What you need to do. Below is a listing; write it out exactly and drop any images from it.

== Data ==

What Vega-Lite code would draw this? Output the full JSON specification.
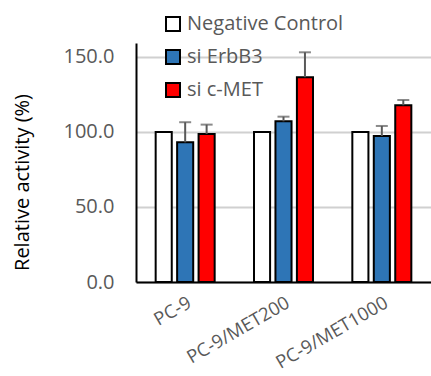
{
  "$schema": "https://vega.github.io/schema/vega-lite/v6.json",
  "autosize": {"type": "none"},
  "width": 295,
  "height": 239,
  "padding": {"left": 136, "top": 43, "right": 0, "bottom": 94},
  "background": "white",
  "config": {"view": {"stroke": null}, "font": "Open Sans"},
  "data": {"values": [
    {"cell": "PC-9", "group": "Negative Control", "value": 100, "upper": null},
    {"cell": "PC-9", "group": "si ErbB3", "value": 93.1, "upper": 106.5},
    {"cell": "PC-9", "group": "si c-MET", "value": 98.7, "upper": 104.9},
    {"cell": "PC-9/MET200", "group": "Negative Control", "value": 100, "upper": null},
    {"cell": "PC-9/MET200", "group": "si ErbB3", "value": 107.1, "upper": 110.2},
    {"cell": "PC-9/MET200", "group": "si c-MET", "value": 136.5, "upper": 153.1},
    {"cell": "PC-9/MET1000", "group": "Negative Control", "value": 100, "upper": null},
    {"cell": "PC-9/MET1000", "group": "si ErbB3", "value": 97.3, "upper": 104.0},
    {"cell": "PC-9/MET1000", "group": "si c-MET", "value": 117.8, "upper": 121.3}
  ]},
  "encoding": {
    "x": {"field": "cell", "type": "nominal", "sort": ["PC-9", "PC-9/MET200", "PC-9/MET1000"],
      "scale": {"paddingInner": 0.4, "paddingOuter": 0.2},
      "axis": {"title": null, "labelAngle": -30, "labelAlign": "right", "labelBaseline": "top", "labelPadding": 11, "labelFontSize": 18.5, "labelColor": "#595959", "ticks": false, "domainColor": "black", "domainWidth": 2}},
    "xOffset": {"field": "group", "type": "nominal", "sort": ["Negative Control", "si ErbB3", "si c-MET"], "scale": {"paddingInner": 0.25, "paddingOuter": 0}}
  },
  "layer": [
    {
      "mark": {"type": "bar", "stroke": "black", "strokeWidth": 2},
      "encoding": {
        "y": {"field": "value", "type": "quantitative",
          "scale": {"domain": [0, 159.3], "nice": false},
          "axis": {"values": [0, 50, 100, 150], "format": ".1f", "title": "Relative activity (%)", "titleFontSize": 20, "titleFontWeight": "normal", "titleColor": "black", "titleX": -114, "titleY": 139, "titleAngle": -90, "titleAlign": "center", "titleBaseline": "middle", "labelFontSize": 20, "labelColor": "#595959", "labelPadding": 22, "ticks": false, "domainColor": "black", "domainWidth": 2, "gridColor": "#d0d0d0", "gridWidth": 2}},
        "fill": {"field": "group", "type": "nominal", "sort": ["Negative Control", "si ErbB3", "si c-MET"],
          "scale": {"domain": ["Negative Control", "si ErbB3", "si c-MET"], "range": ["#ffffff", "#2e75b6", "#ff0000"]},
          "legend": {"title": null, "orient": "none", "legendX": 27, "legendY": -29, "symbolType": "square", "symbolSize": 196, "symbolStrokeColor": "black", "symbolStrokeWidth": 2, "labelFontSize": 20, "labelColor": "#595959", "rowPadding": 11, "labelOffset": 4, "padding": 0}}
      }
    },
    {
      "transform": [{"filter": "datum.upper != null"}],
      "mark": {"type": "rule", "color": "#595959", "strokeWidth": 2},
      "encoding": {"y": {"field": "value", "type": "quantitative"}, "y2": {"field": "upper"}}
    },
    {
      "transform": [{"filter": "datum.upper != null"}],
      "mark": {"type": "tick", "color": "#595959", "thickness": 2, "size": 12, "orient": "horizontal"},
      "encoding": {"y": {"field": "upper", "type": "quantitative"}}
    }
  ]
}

===

Answer in full.
What Vega-Lite code would draw this? Output the full JSON specification.
{
  "$schema": "https://vega.github.io/schema/vega-lite/v6.json",
  "autosize": {"type": "none"},
  "width": 295,
  "height": 239,
  "padding": {"left": 136, "top": 43, "right": 0, "bottom": 94},
  "background": "white",
  "config": {"view": {"stroke": null}, "font": "Open Sans"},
  "data": {"values": [
    {"cell": "PC-9", "group": "Negative Control", "value": 100, "upper": null},
    {"cell": "PC-9", "group": "si ErbB3", "value": 93.1, "upper": 106.5},
    {"cell": "PC-9", "group": "si c-MET", "value": 98.7, "upper": 104.9},
    {"cell": "PC-9/MET200", "group": "Negative Control", "value": 100, "upper": null},
    {"cell": "PC-9/MET200", "group": "si ErbB3", "value": 107.1, "upper": 110.2},
    {"cell": "PC-9/MET200", "group": "si c-MET", "value": 136.5, "upper": 153.1},
    {"cell": "PC-9/MET1000", "group": "Negative Control", "value": 100, "upper": null},
    {"cell": "PC-9/MET1000", "group": "si ErbB3", "value": 97.3, "upper": 104.0},
    {"cell": "PC-9/MET1000", "group": "si c-MET", "value": 117.8, "upper": 121.3}
  ]},
  "encoding": {
    "x": {"field": "cell", "type": "nominal", "sort": ["PC-9", "PC-9/MET200", "PC-9/MET1000"],
      "scale": {"paddingInner": 0.4, "paddingOuter": 0.2},
      "axis": {"title": null, "labelAngle": -30, "labelAlign": "right", "labelBaseline": "top", "labelPadding": 11, "labelFontSize": 18.5, "labelColor": "#595959", "ticks": false, "domainColor": "black", "domainWidth": 2}},
    "xOffset": {"field": "group", "type": "nominal", "sort": ["Negative Control", "si ErbB3", "si c-MET"], "scale": {"paddingInner": 0.25, "paddingOuter": 0}}
  },
  "layer": [
    {
      "mark": {"type": "bar", "stroke": "black", "strokeWidth": 2},
      "encoding": {
        "y": {"field": "value", "type": "quantitative",
          "scale": {"domain": [0, 159.3], "nice": false},
          "axis": {"values": [0, 50, 100, 150], "format": ".1f", "title": "Relative activity (%)", "titleFontSize": 20, "titleFontWeight": "normal", "titleColor": "black", "titleX": -114, "titleY": 139, "titleAngle": -90, "titleAlign": "center", "titleBaseline": "middle", "labelFontSize": 20, "labelColor": "#595959", "labelPadding": 22, "ticks": false, "domainColor": "black", "domainWidth": 2, "gridColor": "#d0d0d0", "gridWidth": 2}},
        "fill": {"field": "group", "type": "nominal", "sort": ["Negative Control", "si ErbB3", "si c-MET"],
          "scale": {"domain": ["Negative Control", "si ErbB3", "si c-MET"], "range": ["#ffffff", "#2e75b6", "#ff0000"]},
          "legend": {"title": null, "orient": "none", "legendX": 27, "legendY": -29, "symbolType": "square", "symbolSize": 196, "symbolStrokeColor": "black", "symbolStrokeWidth": 2, "labelFontSize": 20, "labelColor": "#595959", "rowPadding": 11, "labelOffset": 4, "padding": 0}}
      }
    },
    {
      "transform": [{"filter": "datum.upper != null"}],
      "mark": {"type": "rule", "color": "#595959", "strokeWidth": 2},
      "encoding": {"y": {"field": "value", "type": "quantitative"}, "y2": {"field": "upper"}}
    },
    {
      "transform": [{"filter": "datum.upper != null"}],
      "mark": {"type": "tick", "color": "#595959", "thickness": 2, "size": 12, "orient": "horizontal"},
      "encoding": {"y": {"field": "upper", "type": "quantitative"}}
    }
  ]
}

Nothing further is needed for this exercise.